Physicians Insurance Co. of Wisconsin Makes Attempt to Block Takeover Bid

October 12, 2004

Physicians Insurance Company of Wisconsin (PIC Wisconsin) announced it will oppose an out-of-state company’s efforts to purchase a controlling interest in PIC Wisconsin.

PIC Wisconsin said the hostile takeover, if successful, could increase the cost of medical malpractice insurance and hurt Wisconsin’s currently stable medical malpractice insurance market.

In a filing with the Office of the Commissioner of Insurance (OCI), PIC Wisconsin indicated the proposed acquisition by American Physicians Assurance Corporation (APAC) of Michigan is contrary to the interests of Wisconsin physicians, will destabilize the state’s medical malpractice insurance market, and increase health care costs.

“The proposed hostile acquisition of PIC Wisconsin by APAC is inconsistent with our company’s 18-year history and mission of providing quality, affordable medical malpractice insurance to Wisconsin physicians,” said William Montei, president and CEO of PIC Wisconsin. “Wisconsin is one of only six states in the country with a stable market for malpractice insurance. In nearly every other state, the industry is in or near crisis, including several states in which APAC concentrates its business. PIC Wisconsin is one of the reasons that Wisconsin has such a stable market. We are also concerned that a takeover by APAC would cause Wisconsin doctors’ insurance rates to rise, which would affect the costs consumers pay for health care services.”

PIC Wisconsin – an independent, physician-owned insurer – was founded in 1986 in cooperation with the Wisconsin Medical Society to create a stable market for medical liability insurance and serve the interests of Wisconsin physicians. While other physician-owned insurers, including APAC, have demutualized, gone public, or both, PIC Wisconsin has reportedly maintained its core philosophy of being governed by and for physicians.
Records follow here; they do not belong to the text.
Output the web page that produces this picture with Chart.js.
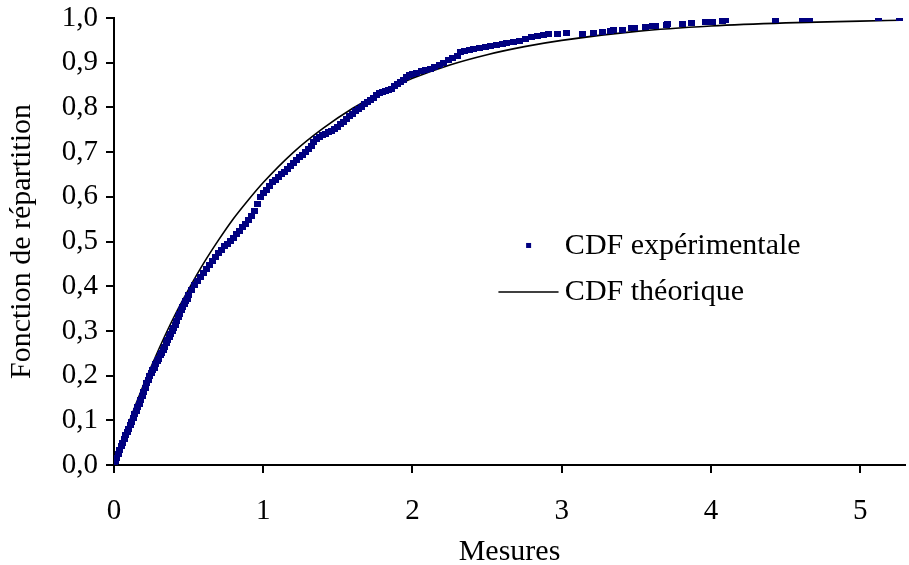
<!DOCTYPE html>
<html>
<head>
<meta charset="utf-8">
<script src="https://cdn.jsdelivr.net/npm/chart.js@4.4.1/dist/chart.umd.min.js"></script>
<style>
  html, body { margin: 0; padding: 0; background: #fff; }
  canvas { display: block; }
</style>
</head>
<body>
<canvas id="cdfChart" width="909" height="565"></canvas>
<script>
const expX = [
  0.00, 0.01, 0.02, 0.03, 0.04, 0.05, 0.06, 0.07, 0.08, 0.09,
  0.10, 0.11, 0.12, 0.13, 0.14, 0.15, 0.16, 0.17, 0.18, 0.19,
  0.20, 0.21, 0.22, 0.23, 0.24, 0.25, 0.26, 0.27, 0.28, 0.29,
  0.30, 0.31, 0.32, 0.33, 0.34, 0.35, 0.36, 0.37, 0.38, 0.39,
  0.40, 0.41, 0.42, 0.43, 0.44, 0.45, 0.46, 0.47, 0.48, 0.49,
  0.50, 0.52, 0.54, 0.56, 0.58, 0.60, 0.62, 0.64, 0.66, 0.68,
  0.70, 0.72, 0.74, 0.76, 0.78, 0.80, 0.82, 0.84, 0.86, 0.88,
  0.90, 0.92, 0.94, 0.96, 0.98, 1.00, 1.02, 1.04, 1.06, 1.08,
  1.10, 1.12, 1.14, 1.16, 1.18, 1.20, 1.22, 1.24, 1.26, 1.28,
  1.30, 1.32, 1.34, 1.36, 1.38, 1.40, 1.42, 1.44, 1.46, 1.48,
  1.50, 1.52, 1.54, 1.56, 1.58, 1.60, 1.62, 1.64, 1.66, 1.68,
  1.70, 1.72, 1.74, 1.76, 1.78, 1.80, 1.82, 1.84, 1.86, 1.88,
  1.90, 1.92, 1.94, 1.96, 1.98, 2.00, 2.03, 2.06, 2.09, 2.12,
  2.15, 2.18, 2.21, 2.24, 2.27, 2.30, 2.32, 2.35, 2.38, 2.41,
  2.45, 2.49, 2.52, 2.56, 2.60, 2.63, 2.68, 2.72, 2.76, 2.80,
  2.84, 2.88, 2.91, 2.97, 3.03, 3.14, 3.21, 3.27, 3.33, 3.35,
  3.41, 3.47, 3.49, 3.56, 3.61, 3.63, 3.70, 3.71, 3.81, 3.87,
  3.96, 4.01, 4.08, 4.10, 4.43, 4.61, 4.66, 5.12, 5.26
];
const expY = [
  0.000, 0.008, 0.016, 0.025, 0.033, 0.042, 0.050, 0.058, 0.066, 0.074,
  0.081, 0.089, 0.097, 0.105, 0.113, 0.121, 0.129, 0.137, 0.146, 0.155,
  0.164, 0.173, 0.183, 0.191, 0.198, 0.205, 0.212, 0.218, 0.225, 0.232,
  0.238, 0.245, 0.251, 0.258, 0.265, 0.272, 0.279, 0.286, 0.293, 0.300,
  0.307, 0.313, 0.322, 0.330, 0.338, 0.346, 0.353, 0.360, 0.366, 0.372,
  0.380, 0.392, 0.402, 0.411, 0.420, 0.429, 0.438, 0.447, 0.456, 0.465,
  0.474, 0.482, 0.489, 0.495, 0.501, 0.508, 0.516, 0.524, 0.532, 0.540,
  0.548, 0.557, 0.568, 0.584, 0.600, 0.608, 0.616, 0.624, 0.632, 0.638,
  0.644, 0.650, 0.656, 0.662, 0.669, 0.676, 0.682, 0.688, 0.694, 0.700,
  0.707, 0.714, 0.722, 0.729, 0.734, 0.738, 0.741, 0.744, 0.748, 0.752,
  0.757, 0.763, 0.768, 0.774, 0.780, 0.785, 0.791, 0.797, 0.802, 0.807,
  0.812, 0.817, 0.822, 0.827, 0.832, 0.834, 0.836, 0.838, 0.842, 0.847,
  0.852, 0.857, 0.862, 0.867, 0.872, 0.875, 0.878, 0.881, 0.884, 0.887,
  0.891, 0.895, 0.900, 0.905, 0.910, 0.916, 0.924, 0.927, 0.929, 0.931,
  0.933, 0.936, 0.938, 0.940, 0.942, 0.944, 0.946, 0.949, 0.953, 0.957,
  0.960, 0.962, 0.964, 0.965, 0.966, 0.965, 0.967, 0.968, 0.971, 0.973,
  0.974, 0.977, 0.977, 0.980, 0.981, 0.983, 0.984, 0.986, 0.986, 0.988,
  0.991, 0.991, 0.993, 0.996, 0.996, 0.998, 0.998, 1.000, 1.000
];

// Theoretical CDF
const theoX = [0, 0.1, 0.2, 0.3, 0.4, 0.5, 0.6, 0.7, 0.8, 0.9, 1.0, 1.2, 1.4, 1.6, 1.8, 2.0, 2.25, 2.5, 2.75, 3.0, 3.5, 4.0, 4.5, 5.0, 5.27];
const theoY = [0, 0.095, 0.181, 0.259, 0.330, 0.393, 0.451, 0.503, 0.551, 0.593, 0.632, 0.699, 0.753, 0.798, 0.835, 0.865, 0.895, 0.918, 0.936, 0.950, 0.970, 0.982, 0.989, 0.993, 0.995];

const seriesLabels = ['CDF expérimentale', 'CDF théorique'];
const xTicks = [0, 1, 2, 3, 4, 5];
const yTicks = [0, 0.1, 0.2, 0.3, 0.4, 0.5, 0.6, 0.7, 0.8, 0.9, 1.0];
const yTickLabels = ['0,0', '0,1', '0,2', '0,3', '0,4', '0,5', '0,6', '0,7', '0,8', '0,9', '1,0'];

const FONT = '"Liberation Serif", "Times New Roman", serif';
const NAVY = '#000080';

// small flat marker like the spreadsheet's dash
const mark = document.createElement('canvas');
mark.width = 7; mark.height = 6;
const mctx = mark.getContext('2d');
mctx.fillStyle = NAVY;
mctx.fillRect(0, 0, 7, 6);

// legend drawn inside the plot, right of centre
const sideLegend = {
  id: 'sideLegend',
  afterDraw(chart) {
    const ctx = chart.ctx, a = chart.chartArea;
    const w = a.right - a.left, h = a.bottom - a.top;
    const tx = a.left + w * 0.570;
    const y1 = a.top + h * 0.510;
    const y2 = a.top + h * 0.613;
    ctx.save();
    ctx.fillStyle = NAVY;
    ctx.fillRect(a.left + w * 0.521, y1 - 3, 5, 5);
    ctx.strokeStyle = '#000';
    ctx.lineWidth = 1.5;
    ctx.beginPath();
    ctx.moveTo(a.left + w * 0.486, y2);
    ctx.lineTo(a.left + w * 0.562, y2);
    ctx.stroke();
    ctx.fillStyle = '#000';
    ctx.font = '30px ' + FONT;
    ctx.textBaseline = 'middle';
    ctx.fillText(seriesLabels[0], tx, y1);
    ctx.fillText(seriesLabels[1], tx, y2);
    ctx.restore();
  }
};

new Chart(document.getElementById('cdfChart'), {
  type: 'scatter',
  data: {
    datasets: [{
      label: seriesLabels[0],
      data: expX.map((x, i) => ({ x: x, y: expY[i] })),
      pointStyle: mark,
      pointRadius: 3,
      pointHoverRadius: 3,
      showLine: false
    }, {
      label: seriesLabels[1],
      data: theoX.map((x, i) => ({ x: x, y: theoY[i] })),
      showLine: true,
      borderColor: '#000',
      borderWidth: 1.6,
      pointRadius: 0,
      cubicInterpolationMode: 'monotone'
    }]
  },
  options: {
    responsive: false,
    animation: false,
    layout: { padding: { top: 18, right: 2, left: 0, bottom: 0 } },
    plugins: {
      legend: { display: false },
      tooltip: { enabled: false }
    },
    scales: {
      x: {
        type: 'linear',
        min: 0,
        max: 5.3,
        afterFit: s => { s.height = 100; s.paddingLeft = 0; s.paddingRight = 0; },
        afterBuildTicks: s => { s.ticks = xTicks.map(v => ({ value: v })); },
        border: { color: '#000', width: 2 },
        grid: { drawOnChartArea: false, drawTicks: true, tickLength: 8, color: '#000', lineWidth: 2 },
        ticks: {
          padding: 21,
          color: '#000',
          font: { family: FONT, size: 29 },
          callback: (v, i) => String(xTicks[i])
        },
        title: {
          display: true,
          text: 'Mesures',
          color: '#000',
          font: { family: FONT, size: 30, lineHeight: 1.0 },
          padding: { top: 0, bottom: -2 }
        }
      },
      y: {
        min: 0,
        max: 1,
        afterFit: s => { s.width = 114; s.paddingTop = 0; s.paddingBottom = 0; },
        afterBuildTicks: s => { s.ticks = yTicks.map(v => ({ value: v })); },
        border: { color: '#000', width: 2 },
        grid: { drawOnChartArea: false, drawTicks: true, tickLength: 8, color: '#000', lineWidth: 2 },
        ticks: {
          padding: 8,
          color: '#000',
          font: { family: FONT, size: 29 },
          callback: (v, i) => yTickLabels[i]
        },
        title: {
          display: true,
          text: 'Fonction de répartition',
          color: '#000',
          font: { family: FONT, size: 30, lineHeight: 1.0 },
          padding: { top: 7, bottom: 0 }
        }
      }
    }
  },
  plugins: [sideLegend]
});
</script>
</body>
</html>
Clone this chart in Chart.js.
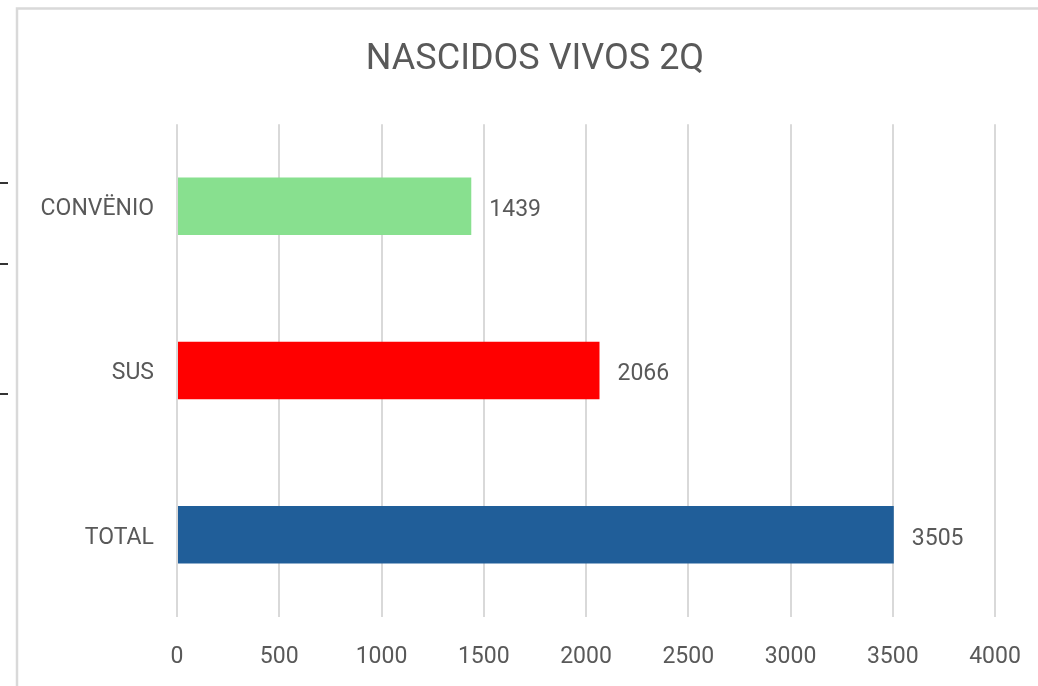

American Physicians Assurance Corporation has asked Wisconsin insurance regulators for permission to buy nearly 23 percent of PIC Wisconsin’s outstanding shares from five shareholders, mainly medical corporations. Although APAC states that it does not intend to solicit the purchase of additional shares of PIC Wisconsin, it also has said it may buy more shares on an “opportunistic basis,” according to the APAC filing with OCI.

“We are concerned that APAC is mainly focused on making a profit, while PIC Wisconsin’s first priority is to defend physicians and the practice of medicine,” said Montei. “We believe that APAC does not have the best interests of Wisconsin physicians in mind and that an examination of APAC and its business practices will show that it is not a fit and proper owner for PIC Wisconsin.”

According to PIC Wisconsin’s filing, a pending lawsuit against APCapital and some of its current and previous officers for alleged securities fraud also is cause for concern. PIC Wisconsin’s filing also questions APAC’s relationship with some of its major shareholders, its history of acquiring and disposing of companies, and the effect this may have on the Wisconsin market.

A.M. Best Company, which provides independent rankings of insurance companies, has given PIC Wisconsin its A- (Excellent) ranking for more than eight years. Last year, APAC experienced significant losses, and A.M. Best downgraded its ranking to B+, according to the PIC Wisconsin filing.

“We believe it is crucial that PIC Wisconsin remain an independent, physician-governed organization so that we can continue to provide affordable insurance for Wisconsin doctors,” said Montei.